Commit to resolve – I committed to resolve the problem by saying “It won’t happen again. I guarantee it”. I didn’t say I would “try” to avoid trouble or that I “hoped” it wouldn’t happen again. I was in control of my actions and I was in control of the resolution. Committing means essentially making a guarantee that if you can’t control the results or the outcome, you can at least control the inputs, your behavior and actions. The things you do and the things you don’t do

ARR cheat sheet

To summarize the above, you can distill it down to some simple phrases

Acknowledge – I hear you. I get it

Take responsibility – I own this. It’s on me.

Commit to resolve – It won’t happen again. I’ll take concrete steps to avoid this in the future. I’ll make sure this isn’t repeated

Examples:

“I hear you. I own this. It won’t happen again”

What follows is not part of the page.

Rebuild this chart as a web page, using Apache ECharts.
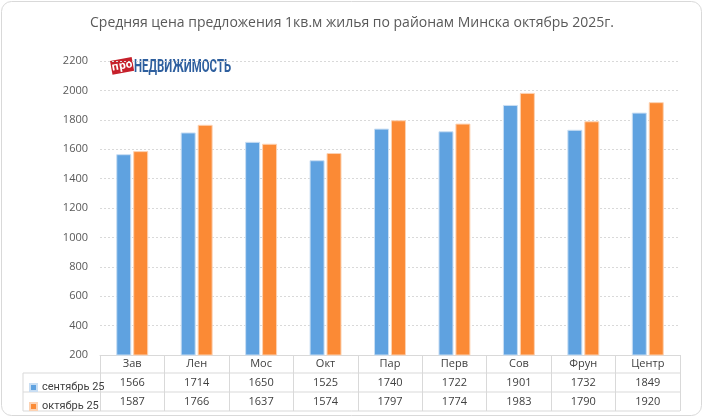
<!DOCTYPE html>
<html>
<head>
<meta charset="utf-8">
<script src="https://cdn.jsdelivr.net/npm/echarts@6/dist/echarts.min.js"></script>
<style>
  html, body { margin: 0; padding: 0; background: #fff; }
  #chart { width: 704px; height: 418px; }
</style>
</head>
<body>
<div id="chart"></div>
<script>
const categories = ['Зав', 'Лен', 'Мос', 'Окт', 'Пар', 'Перв', 'Сов', 'Фрун', 'Центр'];
const septValues = [1566, 1714, 1650, 1525, 1740, 1722, 1901, 1732, 1849];
const octValues = [1587, 1766, 1637, 1574, 1797, 1774, 1983, 1790, 1920];
const seriesNames = ['сентябрь 25', 'октябрь 25'];
const yMin = 200, yMax = 2200, yStep = 200;

const FONT = '"Open Sans", "DejaVu Sans", sans-serif';
const GRID_L = 100, GRID_R = 680, GRID_T = 61, GRID_B = 355;
const TABLE_L = 23;
const ROWS = [373, 392, 411];
const LINE = '#d9d9d9';

const initChart = function () {
  const myChart = echarts.init(document.getElementById('chart'));

  const tableLines = ROWS.map(function (y) {
    return {
      type: 'line',
      shape: { x1: TABLE_L, y1: y, x2: GRID_R, y2: y },
      style: { stroke: LINE, lineWidth: 1 }
    };
  });
  tableLines.push({
    type: 'line',
    shape: { x1: TABLE_L, y1: ROWS[0], x2: TABLE_L, y2: ROWS[2] },
    style: { stroke: LINE, lineWidth: 1 }
  });

  const option = {
    animation: false,
    backgroundColor: '#fff',
    textStyle: { fontFamily: FONT },
    title: {
      text: 'Средняя цена предложения 1кв.м жилья по районам Минска октябрь 2025г.',
      left: 'center',
      top: 11,
      textStyle: { fontFamily: FONT, fontSize: 14, fontWeight: 'normal', color: '#595959' }
    },
    legend: {
      orient: 'vertical',
      left: 24,
      top: 376,
      itemWidth: 7,
      itemHeight: 7,
      itemGap: 6,
      icon: 'rect',
      data: seriesNames,
      selectedMode: false,
      textStyle: { fontFamily: 'Roboto, sans-serif', fontSize: 11, color: '#404040', lineHeight: 13 }
    },
    grid: {
      left: GRID_L,
      right: 704 - GRID_R,
      top: GRID_T,
      bottom: 418 - GRID_B,
      containLabel: false
    },
    xAxis: {
      type: 'category',
      data: categories,
      axisLine: { show: true, lineStyle: { color: LINE, width: 1 } },
      axisTick: { show: true, length: 56, lineStyle: { color: LINE, width: 1 } },
      axisLabel: {
        interval: 0,
        margin: 0,
        formatter: function (value, idx) {
          return '{c|' + value + '}\n{v|' + septValues[idx] + '}\n{v|' + octValues[idx] + '}';
        },
        rich: {
          c: { fontFamily: FONT, fontSize: 11, color: '#404040', lineHeight: 18.7 },
          v: { fontFamily: FONT, fontSize: 11, color: '#404040', lineHeight: 18.7 }
        }
      }
    },
    yAxis: {
      type: 'value',
      min: yMin,
      max: yMax,
      interval: yStep,
      axisLine: { show: false },
      axisTick: { show: false },
      axisLabel: {
        margin: 12, fontFamily: FONT, fontSize: 11, color: '#595959',
        formatter: function (v) { return String(v); }
      },
      splitLine: { lineStyle: { color: LINE, type: [2, 2], width: 1 } }
    },
    series: [
      {
        name: seriesNames[0],
        type: 'bar',
        data: septValues,
        barWidth: 15,
        barGap: '13%',
        itemStyle: { color: '#5fa2e0', borderColor: '#c9def3', borderWidth: 1 }
      },
      {
        name: seriesNames[1],
        type: 'bar',
        data: octValues,
        barWidth: 15,
        itemStyle: { color: '#fb8a35', borderColor: '#fcd2b3', borderWidth: 1 }
      }
    ],
    graphic: [
      {
        type: 'rect',
        silent: true,
        shape: { x: 1.5, y: 1.5, width: 700, height: 414, r: 10 },
        style: { fill: 'none', stroke: LINE, lineWidth: 1 }
      }
    ].concat(tableLines).concat([
      {
        type: 'group',
        left: 110,
        top: 57,
        children: [
          {
            type: 'rect',
            x: 11, y: 8,
            rotation: 0.18,
            shape: { x: -11, y: -7, width: 22, height: 14 },
            style: { fill: '#c6202b' }
          },
          {
            type: 'text',
            x: 11, y: 8,
            rotation: 0.18,
            style: {
              text: 'про', fill: '#fff', fontFamily: FONT, fontWeight: 'bold', fontSize: 11,
              align: 'center', verticalAlign: 'middle'
            }
          },
          {
            type: 'text',
            x: 23, y: 9,
            scaleX: 0.6,
            style: {
              text: 'НЕДВИЖИМОСТЬ', fill: '#2e5f9e', fontFamily: '"Roboto", "DejaVu Sans", sans-serif',
              fontWeight: 'bold', fontSize: 19, verticalAlign: 'middle'
            }
          }
        ]
      }
    ])
  };

  myChart.setOption(option);
};

window.addEventListener('load', function () {
  initChart();
});
</script>
</body>
</html>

“I get it. It’s on me. I’ll take concrete steps to avoid this in the future”

You can add:

“I would like to check back in a few weeks to make sure my corrective measures are sound, working etc.” 

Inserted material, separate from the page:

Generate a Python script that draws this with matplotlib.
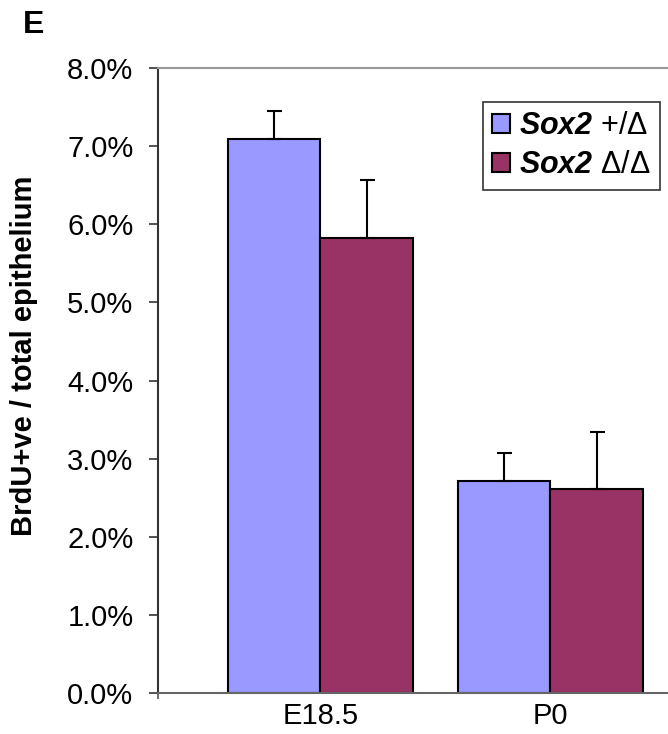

“I really appreciate you taking the time to help me improve”

Saying “Sorry”

Where is the part where you apologize? It was left out on purpose. Apologies are words. They are meaningless. Worse, people feel that just by saying “Sorry” it is a proverbial get-out-of-jail-free card. And if the just throw out the word sorry, they can quickly get back to doing the same exact things that caused the problems in the first place, without consequences.

Only specific actions and a commitment to resolve the problem matters, along with hopefully the resulting improvement and lack of repeating the same mistake. Words like “Sorry” are useless, and can be even less than useless if they are meant to replace actual corrective steps

I always told people that unless they ran over my dog, they would never have to say “Sorry” in my company.

Summary

So the next time someone tells you “screwed up”, be grateful for the opportunity to learn and improve. Screw up once and it is a teaching point. Screw up a few times, and you will begin to learn, assuming you profit from those mistakes and don’t repeat them. Screw up enough, and who knows you might even achieve success!